I have previously outsourced IT support functions, and found that the outsourcer’s promises far exceeded their ability to deliver on them.  In effect, they hamstrung the business through conflicting cultures where they valued process over product, control over change, and contract over outcome.  In effect they missed the mark by a country mile.   Since back-sourcing the IT support function, we have achieved significantly better results (through improved quality and agility) without an associated increase in cost.

Where I have found outsourcing works best is when working with specialist companies, that have premium resources, niche competencies, and defined outcomes.  In the traditional sense this would be considered consulting services rather than outsourcing services.  Three specialist companies that I have used successfully and would recommend are Planit (test specialist), Readify (.NET specialist), and SDL (translation specialist).  In my experience, it is worth paying the premium for a specialist; rather than the discount for a jack of all trades.

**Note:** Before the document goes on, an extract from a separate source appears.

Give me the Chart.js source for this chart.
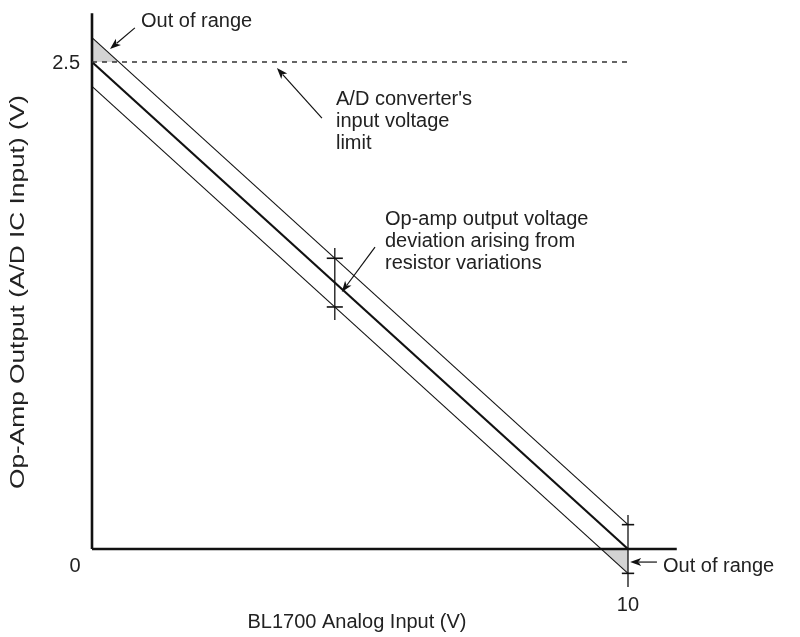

It was interesting to read this month that the down economy fuels IT outsourcing with further drive to slash fixed costs and deliver services with smaller staff numbers.  According to Gartner’s annual survey of CIOs, their business priorities in 2009 are 1. Improving business processes; 2. Reducing enterprise costs; and 3. Improving enterprise workforce effectiveness.  This contrasts with their anticipated business priorities for 2012 of 1. Creating new products and services (innovation); 2. Improving business processes; and 3. Attracting and retaining new customers.  I wonder where this outsourcing trend will leave many companies when the economic outlook improves and the focus returns to innovation rather than cost.

To finish, I quote Peter Drucker (1909-2005), writer and management consultant

Innovation is the specific instrument of entrepreneurship.  The act that endows resources with a new capacity to create wealth.